━━━ GIVEN RECORDS
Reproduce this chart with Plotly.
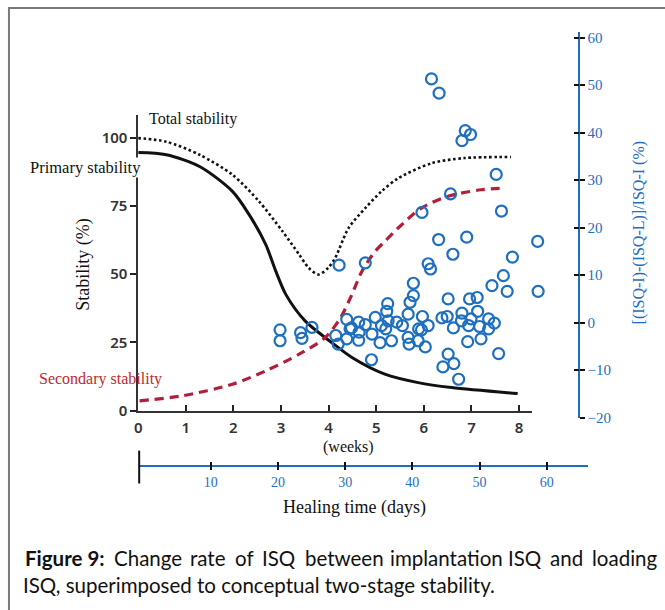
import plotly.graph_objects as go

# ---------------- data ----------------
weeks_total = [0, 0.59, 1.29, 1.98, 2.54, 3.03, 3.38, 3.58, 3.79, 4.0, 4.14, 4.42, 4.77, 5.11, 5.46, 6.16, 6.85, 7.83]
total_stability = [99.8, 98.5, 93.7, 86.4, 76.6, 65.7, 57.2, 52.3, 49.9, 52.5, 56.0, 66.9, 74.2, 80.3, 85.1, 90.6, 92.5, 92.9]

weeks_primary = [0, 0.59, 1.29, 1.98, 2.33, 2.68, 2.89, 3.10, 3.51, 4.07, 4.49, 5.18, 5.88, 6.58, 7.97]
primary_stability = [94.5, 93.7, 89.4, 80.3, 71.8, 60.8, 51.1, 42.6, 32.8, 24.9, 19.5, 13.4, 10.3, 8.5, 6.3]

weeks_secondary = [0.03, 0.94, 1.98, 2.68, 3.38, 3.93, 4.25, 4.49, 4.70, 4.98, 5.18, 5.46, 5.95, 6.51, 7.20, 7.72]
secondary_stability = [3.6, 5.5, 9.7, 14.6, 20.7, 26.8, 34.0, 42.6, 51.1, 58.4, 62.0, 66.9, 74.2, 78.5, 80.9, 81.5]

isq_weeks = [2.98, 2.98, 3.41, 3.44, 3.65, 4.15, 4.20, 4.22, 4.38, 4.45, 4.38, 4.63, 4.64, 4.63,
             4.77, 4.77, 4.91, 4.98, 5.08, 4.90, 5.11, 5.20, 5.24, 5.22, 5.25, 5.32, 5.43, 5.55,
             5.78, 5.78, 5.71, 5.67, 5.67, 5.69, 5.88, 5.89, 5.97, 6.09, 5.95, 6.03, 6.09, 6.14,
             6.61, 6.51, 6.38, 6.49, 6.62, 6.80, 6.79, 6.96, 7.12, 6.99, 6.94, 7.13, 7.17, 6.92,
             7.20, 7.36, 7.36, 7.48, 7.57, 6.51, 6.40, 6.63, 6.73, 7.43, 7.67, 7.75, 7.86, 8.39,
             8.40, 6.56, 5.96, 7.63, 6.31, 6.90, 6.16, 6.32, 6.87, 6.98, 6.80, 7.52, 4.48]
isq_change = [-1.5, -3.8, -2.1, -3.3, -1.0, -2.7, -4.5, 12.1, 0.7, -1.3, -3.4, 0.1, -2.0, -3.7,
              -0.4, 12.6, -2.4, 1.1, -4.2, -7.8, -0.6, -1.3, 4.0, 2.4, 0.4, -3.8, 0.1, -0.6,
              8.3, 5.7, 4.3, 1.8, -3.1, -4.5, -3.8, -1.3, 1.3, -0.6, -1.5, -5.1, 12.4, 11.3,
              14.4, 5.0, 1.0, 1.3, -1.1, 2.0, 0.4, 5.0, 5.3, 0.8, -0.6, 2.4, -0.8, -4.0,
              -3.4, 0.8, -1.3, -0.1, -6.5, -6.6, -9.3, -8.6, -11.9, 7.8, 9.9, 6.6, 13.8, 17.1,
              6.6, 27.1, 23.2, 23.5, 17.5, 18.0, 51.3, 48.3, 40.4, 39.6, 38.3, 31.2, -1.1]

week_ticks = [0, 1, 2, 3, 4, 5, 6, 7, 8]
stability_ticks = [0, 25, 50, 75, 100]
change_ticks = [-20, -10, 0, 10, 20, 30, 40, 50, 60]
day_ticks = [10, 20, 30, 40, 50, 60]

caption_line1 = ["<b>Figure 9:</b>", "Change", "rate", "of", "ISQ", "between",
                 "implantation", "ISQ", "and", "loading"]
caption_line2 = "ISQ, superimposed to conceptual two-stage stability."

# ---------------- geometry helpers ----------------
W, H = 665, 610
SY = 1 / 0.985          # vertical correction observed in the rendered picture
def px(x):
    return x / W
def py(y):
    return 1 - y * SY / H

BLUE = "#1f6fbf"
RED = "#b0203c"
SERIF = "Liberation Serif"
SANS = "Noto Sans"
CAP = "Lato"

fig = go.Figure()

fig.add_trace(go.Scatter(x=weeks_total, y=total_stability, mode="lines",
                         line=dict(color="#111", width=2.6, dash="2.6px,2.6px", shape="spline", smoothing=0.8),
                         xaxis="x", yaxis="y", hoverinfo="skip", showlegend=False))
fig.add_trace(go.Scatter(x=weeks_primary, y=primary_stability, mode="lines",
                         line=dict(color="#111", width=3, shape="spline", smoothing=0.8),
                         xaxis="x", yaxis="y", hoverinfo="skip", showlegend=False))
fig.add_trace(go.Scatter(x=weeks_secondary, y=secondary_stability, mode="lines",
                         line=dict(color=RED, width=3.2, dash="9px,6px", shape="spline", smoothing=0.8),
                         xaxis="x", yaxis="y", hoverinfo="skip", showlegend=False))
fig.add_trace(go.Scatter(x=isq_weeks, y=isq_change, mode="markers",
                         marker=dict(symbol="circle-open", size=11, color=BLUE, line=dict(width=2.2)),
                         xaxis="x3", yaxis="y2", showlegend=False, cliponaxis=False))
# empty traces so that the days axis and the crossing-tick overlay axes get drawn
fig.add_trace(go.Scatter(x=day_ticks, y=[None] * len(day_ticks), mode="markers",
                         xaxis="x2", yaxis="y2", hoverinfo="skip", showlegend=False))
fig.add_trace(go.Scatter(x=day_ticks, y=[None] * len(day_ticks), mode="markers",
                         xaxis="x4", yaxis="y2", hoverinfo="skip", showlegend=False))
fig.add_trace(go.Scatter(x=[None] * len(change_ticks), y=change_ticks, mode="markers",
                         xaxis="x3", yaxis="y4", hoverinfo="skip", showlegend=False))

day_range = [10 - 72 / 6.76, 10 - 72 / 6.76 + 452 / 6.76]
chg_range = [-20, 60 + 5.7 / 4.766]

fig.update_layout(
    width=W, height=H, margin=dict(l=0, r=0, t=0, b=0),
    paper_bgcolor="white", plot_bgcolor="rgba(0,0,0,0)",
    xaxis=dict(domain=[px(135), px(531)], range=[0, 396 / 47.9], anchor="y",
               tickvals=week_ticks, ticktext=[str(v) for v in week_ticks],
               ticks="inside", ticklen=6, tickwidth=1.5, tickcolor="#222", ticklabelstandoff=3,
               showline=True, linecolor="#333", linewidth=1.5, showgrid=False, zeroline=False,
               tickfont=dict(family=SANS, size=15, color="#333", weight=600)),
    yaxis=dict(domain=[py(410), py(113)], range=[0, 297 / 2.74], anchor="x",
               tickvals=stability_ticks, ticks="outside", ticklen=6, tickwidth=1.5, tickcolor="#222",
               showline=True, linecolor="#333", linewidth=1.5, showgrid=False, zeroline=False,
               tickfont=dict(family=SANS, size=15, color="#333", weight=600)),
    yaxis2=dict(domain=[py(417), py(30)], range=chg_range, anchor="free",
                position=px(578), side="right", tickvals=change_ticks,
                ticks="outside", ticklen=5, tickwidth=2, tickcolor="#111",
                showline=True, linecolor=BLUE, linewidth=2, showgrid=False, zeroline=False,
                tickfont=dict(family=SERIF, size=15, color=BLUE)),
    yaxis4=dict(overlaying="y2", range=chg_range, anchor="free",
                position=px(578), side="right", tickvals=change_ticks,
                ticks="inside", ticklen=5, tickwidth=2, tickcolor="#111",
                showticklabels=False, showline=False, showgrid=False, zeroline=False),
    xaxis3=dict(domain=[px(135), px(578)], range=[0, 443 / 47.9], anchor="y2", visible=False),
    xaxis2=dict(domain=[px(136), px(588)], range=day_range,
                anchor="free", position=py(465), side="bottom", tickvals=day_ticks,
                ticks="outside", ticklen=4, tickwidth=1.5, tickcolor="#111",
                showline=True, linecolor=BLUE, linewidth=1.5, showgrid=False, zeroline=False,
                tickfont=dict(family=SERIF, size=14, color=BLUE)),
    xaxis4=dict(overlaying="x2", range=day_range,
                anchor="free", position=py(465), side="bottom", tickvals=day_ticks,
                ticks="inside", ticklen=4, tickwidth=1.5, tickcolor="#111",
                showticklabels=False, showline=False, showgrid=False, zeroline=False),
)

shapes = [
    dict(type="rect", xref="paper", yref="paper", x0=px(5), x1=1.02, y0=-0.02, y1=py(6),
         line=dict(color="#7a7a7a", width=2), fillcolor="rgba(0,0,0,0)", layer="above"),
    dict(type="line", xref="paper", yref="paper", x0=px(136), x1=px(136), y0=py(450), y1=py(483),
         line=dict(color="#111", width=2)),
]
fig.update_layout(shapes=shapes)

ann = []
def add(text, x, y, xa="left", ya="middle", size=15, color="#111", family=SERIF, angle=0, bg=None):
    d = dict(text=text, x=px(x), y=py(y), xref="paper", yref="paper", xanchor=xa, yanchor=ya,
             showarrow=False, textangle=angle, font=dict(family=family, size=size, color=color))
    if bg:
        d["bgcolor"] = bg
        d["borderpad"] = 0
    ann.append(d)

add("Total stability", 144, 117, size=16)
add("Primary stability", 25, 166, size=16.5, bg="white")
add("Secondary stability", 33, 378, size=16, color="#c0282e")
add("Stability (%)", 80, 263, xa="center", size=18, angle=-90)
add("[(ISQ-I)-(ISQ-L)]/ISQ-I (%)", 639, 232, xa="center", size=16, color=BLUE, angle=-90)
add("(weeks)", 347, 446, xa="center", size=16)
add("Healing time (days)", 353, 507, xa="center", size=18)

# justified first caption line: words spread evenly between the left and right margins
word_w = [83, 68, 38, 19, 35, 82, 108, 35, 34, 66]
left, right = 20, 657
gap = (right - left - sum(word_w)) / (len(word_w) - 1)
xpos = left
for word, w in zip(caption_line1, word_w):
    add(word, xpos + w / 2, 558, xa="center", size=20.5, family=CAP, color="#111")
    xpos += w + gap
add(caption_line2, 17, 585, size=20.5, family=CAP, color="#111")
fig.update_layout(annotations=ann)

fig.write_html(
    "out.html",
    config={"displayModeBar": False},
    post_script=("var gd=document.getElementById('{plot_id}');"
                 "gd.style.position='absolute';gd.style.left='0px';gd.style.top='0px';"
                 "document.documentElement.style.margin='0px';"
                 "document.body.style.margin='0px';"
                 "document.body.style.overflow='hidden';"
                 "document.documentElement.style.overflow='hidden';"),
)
━━━━━━
━━━ GIVEN RECORDS
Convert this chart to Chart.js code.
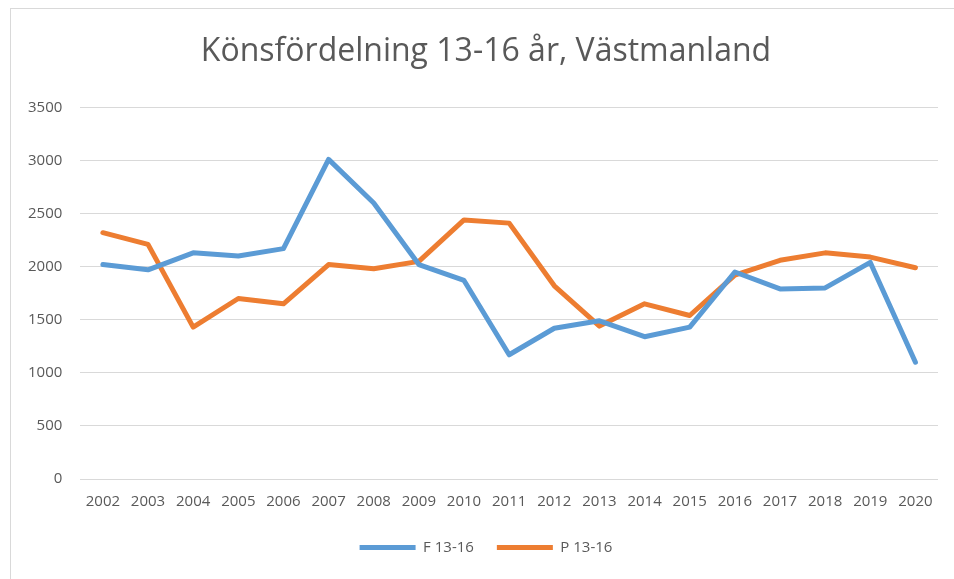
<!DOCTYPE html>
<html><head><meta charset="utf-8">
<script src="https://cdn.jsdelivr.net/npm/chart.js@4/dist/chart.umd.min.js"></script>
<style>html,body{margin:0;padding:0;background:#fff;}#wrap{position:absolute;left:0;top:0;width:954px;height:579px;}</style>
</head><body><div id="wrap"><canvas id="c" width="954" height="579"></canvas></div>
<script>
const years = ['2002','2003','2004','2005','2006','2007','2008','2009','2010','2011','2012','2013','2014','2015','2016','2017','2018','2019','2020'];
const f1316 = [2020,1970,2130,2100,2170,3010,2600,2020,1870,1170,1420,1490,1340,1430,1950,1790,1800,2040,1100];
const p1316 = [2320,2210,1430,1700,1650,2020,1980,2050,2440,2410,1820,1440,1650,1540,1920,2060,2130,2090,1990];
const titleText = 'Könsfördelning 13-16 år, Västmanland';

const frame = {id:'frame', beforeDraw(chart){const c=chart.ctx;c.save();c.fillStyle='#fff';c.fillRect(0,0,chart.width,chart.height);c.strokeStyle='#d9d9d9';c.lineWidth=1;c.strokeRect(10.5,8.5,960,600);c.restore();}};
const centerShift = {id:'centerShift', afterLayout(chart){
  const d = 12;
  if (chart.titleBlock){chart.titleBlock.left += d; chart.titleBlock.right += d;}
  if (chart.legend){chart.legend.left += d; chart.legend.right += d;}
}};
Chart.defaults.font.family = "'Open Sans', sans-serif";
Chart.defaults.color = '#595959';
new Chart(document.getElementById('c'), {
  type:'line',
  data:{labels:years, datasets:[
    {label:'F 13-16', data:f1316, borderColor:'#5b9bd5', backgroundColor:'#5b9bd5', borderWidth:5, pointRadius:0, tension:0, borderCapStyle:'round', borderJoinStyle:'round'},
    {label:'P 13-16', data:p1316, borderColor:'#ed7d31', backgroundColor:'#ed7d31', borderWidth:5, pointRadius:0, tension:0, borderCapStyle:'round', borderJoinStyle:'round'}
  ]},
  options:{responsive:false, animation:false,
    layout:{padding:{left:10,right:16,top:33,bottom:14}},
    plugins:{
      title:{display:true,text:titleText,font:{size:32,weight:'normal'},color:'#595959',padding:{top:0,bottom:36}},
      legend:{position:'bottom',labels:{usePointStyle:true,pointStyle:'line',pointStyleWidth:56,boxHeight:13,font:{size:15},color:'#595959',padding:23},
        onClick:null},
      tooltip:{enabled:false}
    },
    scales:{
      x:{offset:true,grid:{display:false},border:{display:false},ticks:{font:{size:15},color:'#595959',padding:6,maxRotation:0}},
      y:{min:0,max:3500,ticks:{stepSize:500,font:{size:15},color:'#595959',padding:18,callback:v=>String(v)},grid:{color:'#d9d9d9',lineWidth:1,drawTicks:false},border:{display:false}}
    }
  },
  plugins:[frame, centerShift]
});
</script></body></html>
━━━━━━
**STATED PROBLEM:** The first line to copy holds "Convert this chart to Chart.js code.", and the last holds "const titleText = 'Könsfördelning". Copy them and the lines between exactly, leaving out pictures.

**FINISHED ANSWER:**
Convert this chart to Chart.js code.
<!DOCTYPE html>
<html><head><meta charset="utf-8">
<script src="https://cdn.jsdelivr.net/npm/chart.js@4/dist/chart.umd.min.js"></script>
<style>html,body{margin:0;padding:0;background:#fff;}#wrap{position:absolute;left:0;top:0;width:954px;height:579px;}</style>
</head><body><div id="wrap"><canvas id="c" width="954" height="579"></canvas></div>
<script>
const years = ['2002','2003','2004','2005','2006','2007','2008','2009','2010','2011','2012','2013','2014','2015','2016','2017','2018','2019','2020'];
const f1316 = [2020,1970,2130,2100,2170,3010,2600,2020,1870,1170,1420,1490,1340,1430,1950,1790,1800,2040,1100];
const p1316 = [2320,2210,1430,1700,1650,2020,1980,2050,2440,2410,1820,1440,1650,1540,1920,2060,2130,2090,1990];
const titleText = 'Könsfördelning 13-16 år, Västmanland';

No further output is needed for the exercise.